(What the task requires) Restate all of the data exactly.

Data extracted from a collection

====

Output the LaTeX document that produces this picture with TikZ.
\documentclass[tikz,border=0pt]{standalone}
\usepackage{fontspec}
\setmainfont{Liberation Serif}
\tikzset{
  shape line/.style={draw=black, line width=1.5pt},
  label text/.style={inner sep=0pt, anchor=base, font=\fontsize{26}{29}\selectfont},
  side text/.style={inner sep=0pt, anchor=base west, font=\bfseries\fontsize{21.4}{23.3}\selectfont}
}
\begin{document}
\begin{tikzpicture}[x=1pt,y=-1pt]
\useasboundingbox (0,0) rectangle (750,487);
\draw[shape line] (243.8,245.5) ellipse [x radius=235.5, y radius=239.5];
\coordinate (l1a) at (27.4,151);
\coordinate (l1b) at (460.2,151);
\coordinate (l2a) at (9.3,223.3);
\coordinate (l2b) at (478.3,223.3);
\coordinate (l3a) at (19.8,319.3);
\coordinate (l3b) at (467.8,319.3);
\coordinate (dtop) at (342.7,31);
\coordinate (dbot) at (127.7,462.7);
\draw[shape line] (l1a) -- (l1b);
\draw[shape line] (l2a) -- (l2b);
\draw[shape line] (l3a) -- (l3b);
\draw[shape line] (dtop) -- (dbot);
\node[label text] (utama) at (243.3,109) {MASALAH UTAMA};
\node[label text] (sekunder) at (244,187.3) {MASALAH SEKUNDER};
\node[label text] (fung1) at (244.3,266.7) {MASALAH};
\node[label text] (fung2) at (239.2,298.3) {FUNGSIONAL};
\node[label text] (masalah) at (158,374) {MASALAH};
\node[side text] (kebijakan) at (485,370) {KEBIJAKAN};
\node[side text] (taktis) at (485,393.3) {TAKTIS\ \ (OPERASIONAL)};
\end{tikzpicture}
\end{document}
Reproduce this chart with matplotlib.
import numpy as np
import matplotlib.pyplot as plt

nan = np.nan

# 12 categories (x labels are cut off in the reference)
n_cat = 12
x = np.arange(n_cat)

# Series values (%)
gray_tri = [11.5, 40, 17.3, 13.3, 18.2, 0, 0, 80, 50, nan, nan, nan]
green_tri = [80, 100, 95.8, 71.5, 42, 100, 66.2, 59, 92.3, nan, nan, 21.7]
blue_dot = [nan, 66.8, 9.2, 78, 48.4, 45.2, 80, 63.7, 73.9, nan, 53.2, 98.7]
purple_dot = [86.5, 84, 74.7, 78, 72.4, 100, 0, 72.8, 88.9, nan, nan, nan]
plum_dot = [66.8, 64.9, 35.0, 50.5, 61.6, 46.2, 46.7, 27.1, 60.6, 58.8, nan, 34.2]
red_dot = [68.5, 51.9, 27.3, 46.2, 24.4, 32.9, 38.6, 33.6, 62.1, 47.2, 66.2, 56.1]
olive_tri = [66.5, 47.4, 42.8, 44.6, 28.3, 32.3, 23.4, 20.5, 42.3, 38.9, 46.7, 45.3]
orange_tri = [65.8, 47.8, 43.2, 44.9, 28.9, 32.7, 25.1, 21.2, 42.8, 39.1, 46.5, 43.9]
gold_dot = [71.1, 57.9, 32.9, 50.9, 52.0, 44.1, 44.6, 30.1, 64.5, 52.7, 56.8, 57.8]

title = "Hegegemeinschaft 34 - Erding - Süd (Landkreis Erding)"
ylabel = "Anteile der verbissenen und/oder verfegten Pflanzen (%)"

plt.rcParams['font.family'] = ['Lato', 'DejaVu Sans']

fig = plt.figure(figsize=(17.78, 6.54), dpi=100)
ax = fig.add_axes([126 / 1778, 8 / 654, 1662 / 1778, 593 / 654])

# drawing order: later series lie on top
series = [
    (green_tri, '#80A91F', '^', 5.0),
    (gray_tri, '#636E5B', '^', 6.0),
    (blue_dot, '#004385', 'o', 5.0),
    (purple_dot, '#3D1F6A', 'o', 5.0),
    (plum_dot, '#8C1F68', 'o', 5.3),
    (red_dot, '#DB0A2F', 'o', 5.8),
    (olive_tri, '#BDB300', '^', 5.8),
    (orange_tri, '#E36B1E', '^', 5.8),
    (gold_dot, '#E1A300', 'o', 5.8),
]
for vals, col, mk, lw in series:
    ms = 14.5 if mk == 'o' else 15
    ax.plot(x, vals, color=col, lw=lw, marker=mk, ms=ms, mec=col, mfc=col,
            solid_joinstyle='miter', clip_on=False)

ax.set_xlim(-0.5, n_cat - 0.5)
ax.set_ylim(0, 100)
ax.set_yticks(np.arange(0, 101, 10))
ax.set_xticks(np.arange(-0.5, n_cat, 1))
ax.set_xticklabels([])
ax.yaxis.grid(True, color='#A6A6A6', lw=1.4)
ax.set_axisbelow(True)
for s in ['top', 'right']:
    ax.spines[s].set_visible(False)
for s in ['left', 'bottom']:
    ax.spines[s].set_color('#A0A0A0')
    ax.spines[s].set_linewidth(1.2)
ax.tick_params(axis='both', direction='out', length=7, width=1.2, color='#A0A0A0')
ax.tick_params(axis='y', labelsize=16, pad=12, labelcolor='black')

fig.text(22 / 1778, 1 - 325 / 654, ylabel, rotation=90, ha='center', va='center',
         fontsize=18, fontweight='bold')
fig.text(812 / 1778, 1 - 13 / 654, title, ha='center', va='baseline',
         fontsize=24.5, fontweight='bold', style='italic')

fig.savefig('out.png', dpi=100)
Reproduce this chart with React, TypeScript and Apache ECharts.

====

(Result of this task)
Output the LaTeX document that produces this picture with TikZ.
\documentclass[tikz,border=0pt]{standalone}
\usepackage{fontspec}
\setmainfont{Liberation Serif}
\tikzset{
  shape line/.style={draw=black, line width=1.5pt},
  label text/.style={inner sep=0pt, anchor=base, font=\fontsize{26}{29}\selectfont},
  side text/.style={inner sep=0pt, anchor=base west, font=\bfseries\fontsize{21.4}{23.3}\selectfont}
}
\begin{document}
\begin{tikzpicture}[x=1pt,y=-1pt]
\useasboundingbox (0,0) rectangle (750,487);
\draw[shape line] (243.8,245.5) ellipse [x radius=235.5, y radius=239.5];
\coordinate (l1a) at (27.4,151);
\coordinate (l1b) at (460.2,151);
\coordinate (l2a) at (9.3,223.3);
\coordinate (l2b) at (478.3,223.3);
\coordinate (l3a) at (19.8,319.3);
\coordinate (l3b) at (467.8,319.3);
\coordinate (dtop) at (342.7,31);
\coordinate (dbot) at (127.7,462.7);
\draw[shape line] (l1a) -- (l1b);
\draw[shape line] (l2a) -- (l2b);
\draw[shape line] (l3a) -- (l3b);
\draw[shape line] (dtop) -- (dbot);
\node[label text] (utama) at (243.3,109) {MASALAH UTAMA};
\node[label text] (sekunder) at (244,187.3) {MASALAH SEKUNDER};
\node[label text] (fung1) at (244.3,266.7) {MASALAH};
\node[label text] (fung2) at (239.2,298.3) {FUNGSIONAL};
\node[label text] (masalah) at (158,374) {MASALAH};
\node[side text] (kebijakan) at (485,370) {KEBIJAKAN};
\node[side text] (taktis) at (485,393.3) {TAKTIS\ \ (OPERASIONAL)};
\end{tikzpicture}
\end{document}
Reproduce this chart with matplotlib.
import numpy as np
import matplotlib.pyplot as plt

nan = np.nan

# 12 categories (x labels are cut off in the reference)
n_cat = 12
x = np.arange(n_cat)

# Series values (%)
gray_tri = [11.5, 40, 17.3, 13.3, 18.2, 0, 0, 80, 50, nan, nan, nan]
green_tri = [80, 100, 95.8, 71.5, 42, 100, 66.2, 59, 92.3, nan, nan, 21.7]
blue_dot = [nan, 66.8, 9.2, 78, 48.4, 45.2, 80, 63.7, 73.9, nan, 53.2, 98.7]
purple_dot = [86.5, 84, 74.7, 78, 72.4, 100, 0, 72.8, 88.9, nan, nan, nan]
plum_dot = [66.8, 64.9, 35.0, 50.5, 61.6, 46.2, 46.7, 27.1, 60.6, 58.8, nan, 34.2]
red_dot = [68.5, 51.9, 27.3, 46.2, 24.4, 32.9, 38.6, 33.6, 62.1, 47.2, 66.2, 56.1]
olive_tri = [66.5, 47.4, 42.8, 44.6, 28.3, 32.3, 23.4, 20.5, 42.3, 38.9, 46.7, 45.3]
orange_tri = [65.8, 47.8, 43.2, 44.9, 28.9, 32.7, 25.1, 21.2, 42.8, 39.1, 46.5, 43.9]
gold_dot = [71.1, 57.9, 32.9, 50.9, 52.0, 44.1, 44.6, 30.1, 64.5, 52.7, 56.8, 57.8]

title = "Hegegemeinschaft 34 - Erding - Süd (Landkreis Erding)"
ylabel = "Anteile der verbissenen und/oder verfegten Pflanzen (%)"

plt.rcParams['font.family'] = ['Lato', 'DejaVu Sans']

fig = plt.figure(figsize=(17.78, 6.54), dpi=100)
ax = fig.add_axes([126 / 1778, 8 / 654, 1662 / 1778, 593 / 654])

# drawing order: later series lie on top
series = [
    (green_tri, '#80A91F', '^', 5.0),
    (gray_tri, '#636E5B', '^', 6.0),
    (blue_dot, '#004385', 'o', 5.0),
    (purple_dot, '#3D1F6A', 'o', 5.0),
    (plum_dot, '#8C1F68', 'o', 5.3),
    (red_dot, '#DB0A2F', 'o', 5.8),
    (olive_tri, '#BDB300', '^', 5.8),
    (orange_tri, '#E36B1E', '^', 5.8),
    (gold_dot, '#E1A300', 'o', 5.8),
]
for vals, col, mk, lw in series:
    ms = 14.5 if mk == 'o' else 15
    ax.plot(x, vals, color=col, lw=lw, marker=mk, ms=ms, mec=col, mfc=col,
            solid_joinstyle='miter', clip_on=False)

ax.set_xlim(-0.5, n_cat - 0.5)
ax.set_ylim(0, 100)
ax.set_yticks(np.arange(0, 101, 10))
ax.set_xticks(np.arange(-0.5, n_cat, 1))
ax.set_xticklabels([])
ax.yaxis.grid(True, color='#A6A6A6', lw=1.4)
ax.set_axisbelow(True)
for s in ['top', 'right']:
    ax.spines[s].set_visible(False)
for s in ['left', 'bottom']:
    ax.spines[s].set_color('#A0A0A0')
    ax.spines[s].set_linewidth(1.2)
ax.tick_params(axis='both', direction='out', length=7, width=1.2, color='#A0A0A0')
ax.tick_params(axis='y', labelsize=16, pad=12, labelcolor='black')

fig.text(22 / 1778, 1 - 325 / 654, ylabel, rotation=90, ha='center', va='center',
         fontsize=18, fontweight='bold')
fig.text(812 / 1778, 1 - 13 / 654, title, ha='center', va='baseline',
         fontsize=24.5, fontweight='bold', style='italic')

fig.savefig('out.png', dpi=100)
Reproduce this chart with React, TypeScript and Apache ECharts.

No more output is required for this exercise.